Material modern memungkinkan ketinggian, bentangan lebar, dan presisi. Tapi skala inilah yang membuat banyak bangunan modern terasa mengintimidasi, bukan mengundang.

3. Bentuk dan Proporsi

Arsitektur tradisional mengikuti proporsi tubuh manusia. Tinggi ruang, bukaan jendela, kemiringan atap — semuanya terasa pas.

Arsitektur modern, sebaliknya, banyak mengadopsi:

  • garis lurus keras,
  • geometris tegas,
  • sudut tajam,
  • volume besar.

Secara evolusioner, manusia cenderung lebih nyaman pada bentuk organik dan lengkung (seperti alam). Bentuk sudut tajam kadang dibaca otak sebagai tanda bahaya.

4. Ekonomi: Kecepatan dan Efisiensi Mengalahkan Kepekaan

Dunia modern bergerak cepat. Developer mengejar:

  • biaya minimal,
  • durasi konstruksi singkat,
  • volume tinggi.

Nilai budaya, kenyamanan emosional, dan harmoni ekologis sering muncul paling akhir — kalau sempat.

Hasilnya: banyak bangunan modern lebih menyerupai produk industri, bukan ekspresi tempat dan makna.

5. Arsitektur Modern Sebagai Simbol Kekuasaan

Dalam banyak kota, bangunan modern menjadi:

  • branding,
  • ikon,
  • tanda kemajuan,
  • bahkan pernyataan status.

Peran bangunan berubah dari rumah bagi kehidupan menjadi objek untuk dilihat dan dikagumi.

Beberapa bangunan hari ini tidak dirancang untuk “dirasakan”, hanya untuk “dipamerkan”.


Apakah Kedua Dunia Ini Mungkin Berkolaborasi?

Jawabannya: sangat mungkin — dan semakin diperlukan.

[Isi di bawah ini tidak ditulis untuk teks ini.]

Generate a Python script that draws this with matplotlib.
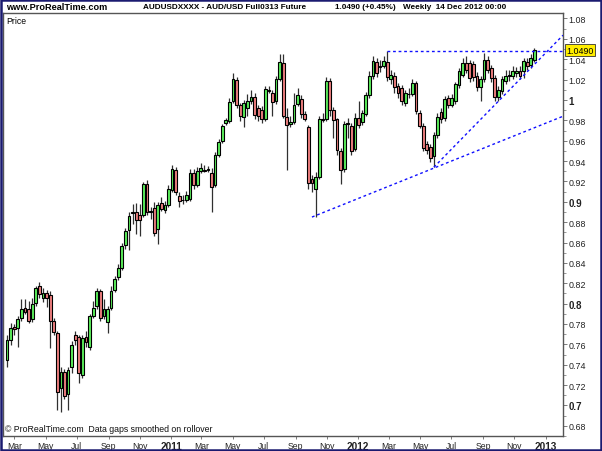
import matplotlib
matplotlib.use('Agg')
import matplotlib.pyplot as plt
import matplotlib.dates as mdates
import matplotlib.transforms as mtransforms
from matplotlib import font_manager as fm
from matplotlib.patches import Rectangle
import datetime as dt

# ---------------- data (weekly OHLC, AUD/USD Mar-13 future, back-adjusted) ----------------
first_week = dt.date(2010, 2, 15)

opens = [0.745, 0.764, 0.777, 0.776, 0.786, 0.796, 0.795, 0.785, 0.801, 0.817,
         0.806, 0.810, 0.808, 0.783, 0.771, 0.717, 0.733, 0.711, 0.738, 0.769,
         0.767, 0.730, 0.767, 0.757, 0.788, 0.798, 0.812, 0.788, 0.782, 0.796,
         0.813, 0.826, 0.835, 0.858, 0.872, 0.889, 0.890, 0.887, 0.887, 0.917,
         0.890, 0.894, 0.873, 0.899, 0.892, 0.897, 0.912, 0.931, 0.906, 0.902,
         0.902, 0.903, 0.928, 0.916, 0.930, 0.931, 0.932, 0.928, 0.916, 0.946,
         0.960, 0.977, 0.979, 0.999, 1.020, 0.995, 0.983, 0.992, 0.999, 1.003,
         0.992, 0.990, 0.981, 1.010, 1.007, 0.999, 1.021, 1.036, 0.983, 0.976,
         0.978, 0.996, 1.001, 0.986, 0.973, 0.922, 0.913, 0.924, 0.980, 0.981,
         1.019, 0.990, 0.981, 0.950, 0.932, 0.976, 0.974, 0.952, 0.982, 0.978,
         0.986, 1.005, 1.024, 1.037, 1.032, 1.033, 1.037, 1.021, 1.024, 1.014,
         1.012, 0.997, 1.006, 1.006, 1.017, 0.987, 0.974, 0.957, 0.954, 0.945,
         0.966, 0.988, 0.982, 1.002, 0.995, 0.999, 1.015, 1.025, 1.036, 1.036,
         1.035, 1.024, 1.013, 1.021, 1.039, 1.031, 1.022, 1.003, 1.009, 1.019,
         1.024, 1.024, 1.026, 1.028, 1.028, 1.037, 1.034, 1.039]

highs = [0.769, 0.781, 0.780, 0.788, 0.805, 0.805, 0.803, 0.806, 0.817, 0.821,
         0.815, 0.813, 0.812, 0.786, 0.773, 0.738, 0.736, 0.738, 0.763, 0.773,
         0.769, 0.769, 0.773, 0.790, 0.803, 0.815, 0.814, 0.805, 0.798, 0.817,
         0.827, 0.839, 0.860, 0.874, 0.890, 0.898, 0.899, 0.898, 0.919, 0.921,
         0.895, 0.900, 0.900, 0.905, 0.901, 0.916, 0.936, 0.934, 0.910, 0.907,
         0.911, 0.932, 0.932, 0.934, 0.938, 0.936, 0.935, 0.933, 0.949, 0.962,
         0.976, 0.982, 1.002, 1.026, 1.023, 0.997, 1.000, 1.006, 1.010, 1.007,
         0.995, 0.994, 1.014, 1.014, 1.010, 1.024, 1.045, 1.045, 0.992, 0.984,
         1.007, 1.012, 1.005, 0.989, 0.975, 0.926, 0.929, 0.984, 0.987, 1.023,
         1.022, 0.993, 0.982, 0.953, 0.979, 0.982, 0.977, 0.987, 0.999, 0.990,
         1.008, 1.028, 1.043, 1.041, 1.039, 1.043, 1.0485, 1.029, 1.027, 1.017,
         1.015, 1.010, 1.012, 1.021, 1.019, 0.990, 0.977, 0.960, 0.957, 0.969,
         0.987, 0.992, 1.004, 1.005, 1.006, 1.018, 1.031, 1.041, 1.043, 1.039,
         1.038, 1.027, 1.024, 1.046, 1.043, 1.034, 1.025, 1.014, 1.024, 1.029,
         1.029, 1.033, 1.032, 1.033, 1.041, 1.041, 1.045, 1.051]

lows = [0.738, 0.759, 0.769, 0.757, 0.783, 0.790, 0.781, 0.782, 0.798, 0.806,
        0.802, 0.797, 0.756, 0.769, 0.696, 0.694, 0.706, 0.696, 0.732, 0.759,
        0.722, 0.727, 0.757, 0.754, 0.786, 0.795, 0.783, 0.785, 0.771, 0.794,
        0.811, 0.823, 0.833, 0.854, 0.853, 0.878, 0.868, 0.866, 0.885, 0.887,
        0.883, 0.866, 0.859, 0.891, 0.889, 0.895, 0.910, 0.907, 0.895, 0.898,
        0.900, 0.901, 0.913, 0.9145, 0.928, 0.929, 0.929, 0.890, 0.9145, 0.944,
        0.958, 0.975, 0.977, 0.997, 0.992, 0.979, 0.973, 0.984, 0.996, 0.981,
        0.979, 0.977, 0.979, 1.007, 0.984, 0.996, 1.019, 0.982, 0.931, 0.973,
        0.976, 0.994, 0.982, 0.979, 0.913, 0.910, 0.885, 0.922, 0.978, 0.979,
        0.984, 0.963, 0.946, 0.917, 0.929, 0.963, 0.946, 0.950, 0.972, 0.975,
        0.984, 1.002, 1.021, 1.023, 1.027, 1.031, 1.019, 1.016, 1.007, 1.002,
        0.995, 0.994, 1.002, 1.004, 0.986, 0.972, 0.950, 0.947, 0.939, 0.934,
        0.963, 0.977, 0.979, 0.992, 0.993, 0.996, 1.012, 1.023, 1.026, 1.018,
        1.019, 1.009, 0.999, 1.018, 1.026, 1.018, 0.999, 0.999, 1.006, 1.016,
        1.019, 1.021, 1.023, 1.021, 1.022, 1.029, 1.031, 1.037]

closes = [0.764, 0.776, 0.775, 0.785, 0.795, 0.792, 0.783, 0.800, 0.815, 0.809,
          0.810, 0.806, 0.783, 0.772, 0.713, 0.733, 0.709, 0.735, 0.759, 0.764,
          0.732, 0.766, 0.762, 0.788, 0.796, 0.812, 0.786, 0.795, 0.795, 0.812,
          0.824, 0.835, 0.857, 0.871, 0.886, 0.8895, 0.882, 0.882, 0.917, 0.890,
          0.8905, 0.869, 0.897, 0.893, 0.897, 0.913, 0.932, 0.910, 0.901, 0.9015,
          0.907, 0.928, 0.916, 0.930, 0.933, 0.9305, 0.9315, 0.915, 0.946, 0.959,
          0.974, 0.980, 0.998, 1.021, 0.995, 0.984, 0.997, 0.999, 1.003, 0.985,
          0.984, 0.981, 1.011, 1.009, 0.998, 1.021, 1.037, 0.984, 0.975, 0.978,
          0.995, 1.005, 0.986, 0.981, 0.918, 0.918, 0.924, 0.981, 0.9815, 1.019,
          0.990, 0.980, 0.951, 0.931, 0.976, 0.977, 0.950, 0.982, 0.975, 0.987,
          1.005, 1.024, 1.038, 1.026, 1.033, 1.038, 1.023, 1.025, 1.013, 1.007,
          0.999, 1.007, 1.0055, 1.017, 0.989, 0.974, 0.953, 0.951, 0.943, 0.966,
          0.983, 0.981, 1.001, 0.995, 1.002, 1.0155, 1.028, 1.036, 1.029, 1.022,
          1.023, 1.013, 1.021, 1.039, 1.029, 1.022, 1.003, 1.010, 1.021, 1.024,
          1.0245, 1.028, 1.0285, 1.024, 1.038, 1.033, 1.041, 1.049]

# trend lines drawn on the chart (start date/price -> end date/price)
trend_start_dates = [dt.date(2012, 2, 27), dt.date(2012, 5, 28), dt.date(2011, 10, 3)]
trend_start_prices = [1.0485, 0.934, 0.885]
trend_end_dates = [dt.date(2013, 2, 4), dt.date(2013, 2, 4), dt.date(2013, 2, 4)]
trend_end_prices = [1.0485, 1.0636, 0.984]

y_ticks = [0.68, 0.70, 0.72, 0.74, 0.76, 0.78, 0.80, 0.82, 0.84, 0.86, 0.88,
           0.90, 0.92, 0.94, 0.96, 0.98, 1.00, 1.02, 1.04, 1.06, 1.08]
bold_y = [0.70, 0.80, 0.90, 1.00]
x_tick_dates = [dt.date(2010, 3, 1), dt.date(2010, 5, 1), dt.date(2010, 7, 1), dt.date(2010, 9, 1),
                dt.date(2010, 11, 1), dt.date(2011, 1, 1), dt.date(2011, 3, 1), dt.date(2011, 5, 1),
                dt.date(2011, 7, 1), dt.date(2011, 9, 1), dt.date(2011, 11, 1), dt.date(2012, 1, 1),
                dt.date(2012, 3, 1), dt.date(2012, 5, 1), dt.date(2012, 7, 1), dt.date(2012, 9, 1),
                dt.date(2012, 11, 1), dt.date(2013, 1, 1)]
x_tick_labels = ['Mar', 'May', 'Jul', 'Sep', 'Nov', '2011', 'Mar', 'May', 'Jul', 'Sep', 'Nov',
                 '2012', 'Mar', 'May', 'Jul', 'Sep', 'Nov', '2013']
title_parts = ['AUDUSDXXXX - AUD/USD Full0313 Future', '1.0490 (+0.45%)', 'Weekly  14 Dec 2012 00:00']
title_x_px = [143, 335, 403]
last_price_label = '1.0490'
last_price = 1.049

# ---------------- fonts: prefer a narrow face (the original uses a condensed UI font) ----------------
available = {f.name for f in fm.fontManager.ttflist}
if 'Liberation Sans Narrow' in available:
    base_family = ['Liberation Sans Narrow', 'Liberation Sans', 'DejaVu Sans']
    scale = 1.15
else:
    base_family = ['Liberation Sans', 'DejaVu Sans']
    scale = 1.0
plt.rcParams['font.family'] = base_family

fig = plt.figure(figsize=(6.02, 4.52), dpi=100)
fig.patch.set_facecolor('white')
ax = fig.add_axes([3 / 602, 1 - 437 / 452, 560 / 602, 423 / 452])

n = len(closes)
dates = [first_week + dt.timedelta(weeks=i) for i in range(n)]
xs = mdates.date2num(dates)

ax.vlines(xs, lows, highs, color='#303030', linewidth=0.9, zorder=2)
bottoms = [min(o, c) for o, c in zip(opens, closes)]
heights = [max(abs(c - o), 0.0004) for o, c in zip(opens, closes)]
colors = ['#5cf05c' if c >= o else '#f08080' for o, c in zip(opens, closes)]
ax.bar(xs, heights, bottom=bottoms, width=5.4, color=colors, edgecolor='black',
       linewidth=0.8, zorder=3)

for d0, p0, d1, p1 in zip(trend_start_dates, trend_start_prices, trend_end_dates, trend_end_prices):
    ax.plot([mdates.date2num(d0), mdates.date2num(d1)], [p0, p1], color='#1010ff',
            linestyle=(0, (2, 2)), linewidth=1.0, zorder=4)

ax.set_xlim(mdates.date2num(dt.date(2010, 2, 7)), mdates.date2num(dt.date(2013, 2, 4)))
ax.set_ylim(0.6737, 1.0854)

# y axis on the right
ax.yaxis.tick_right()
ax.set_yticks(y_ticks)
ax.set_yticklabels(['%g' % round(v, 2) for v in y_ticks])
ax.set_yticks([round(0.67 + 0.01 * k, 2) for k in range(42)], minor=True)
ax.tick_params(axis='y', which='major', length=3, width=0.6, color='#666666', pad=1,
               labelsize=6.4 * scale, labelcolor='#222222')
ax.tick_params(axis='y', which='minor', length=2, width=0.6, color='#888888')
for lab, v in zip(ax.get_yticklabels(), y_ticks):
    if any(abs(v - b) < 1e-9 for b in bold_y):
        lab.set_fontweight('bold')
        lab.set_fontsize(7.0 * scale)

ax.set_xticks(mdates.date2num(x_tick_dates))
ax.set_xticklabels(x_tick_labels)
ax.tick_params(axis='x', which='major', length=2.5, width=0.6, color='#666666', pad=0.8,
               labelsize=6.2 * scale, labelcolor='#222222')
for lab, t in zip(ax.get_xticklabels(), x_tick_labels):
    if t.isdigit():
        lab.set_fontweight('bold')
        lab.set_fontsize(7.2 * scale)

for sp in ax.spines.values():
    sp.set_color('#555555')
    sp.set_linewidth(1.0)

# texts
ax.text(0.005, 0.992, 'Price', transform=ax.transAxes, fontsize=6.2 * scale, va='top', ha='left')
ax.text(0.003, 0.006, '\u00a9 ProRealTime.com  Data gaps smoothed on rollover', transform=ax.transAxes,
        fontsize=6.3 * scale, va='bottom', ha='left', color='#111111')
fig.text(6 / 602, 1 - 7.5 / 452, 'www.ProRealTime.com', fontsize=6.6 * scale, fontweight='bold',
         va='center', ha='left')
for part, xp in zip(title_parts, title_x_px):
    fig.text(xp / 602, 1 - 7.5 / 452, part, fontsize=5.9 * scale, fontweight='bold',
             va='center', ha='left')

trans = mtransforms.blended_transform_factory(ax.transAxes, ax.transData)
ax.text(1.006, last_price, last_price_label, transform=trans, fontsize=6.4 * scale, va='center',
        ha='left',
        bbox=dict(boxstyle='square,pad=0.18', facecolor='#ffee00', edgecolor='#333333', linewidth=0.6),
        zorder=10, clip_on=False)

# outer navy frame
fig.add_artist(Rectangle((0.0015, 0.002), 0.997, 0.996, transform=fig.transFigure, fill=False,
                         edgecolor='#1a1a70', linewidth=1.8))

fig.savefig('out.png', dpi=100, facecolor='white')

Kita mulai melihat pendekatan baru:

  • Arsitektur hijau,
  • biophilic design,
  • passive design,
  • bangunan karbon negatif,
  • repurpose, reuse, rehabilitation 
  • rekonstruksi material lokal dalam sistem modern.

Alih-alih memilih satu kubu, pertanyaannya menjadi:

“Bagaimana teknologi modern dapat memperkuat kearifan lokal, bukan menggantikannya?”

Bukan tradisi versus modernitas, melainkan co-evolution.


Penutup

Perbedaan antara arsitektur modern dan vernakular bukan sekadar perbedaan bentuk — tetapi perbedaan cara melihat dunia.

Yang satu dibangun dari logika:

“Kita harus menguasai dan mengontrol.”

Yang lain tumbuh dari pemahaman:

“Kita adalah bagian dari ekosistem yang lebih besar.”

Mungkin masa depan bukan bangunan yang lebih tinggi atau lebih besar — tetapi bangunan yang lebih bijaksana.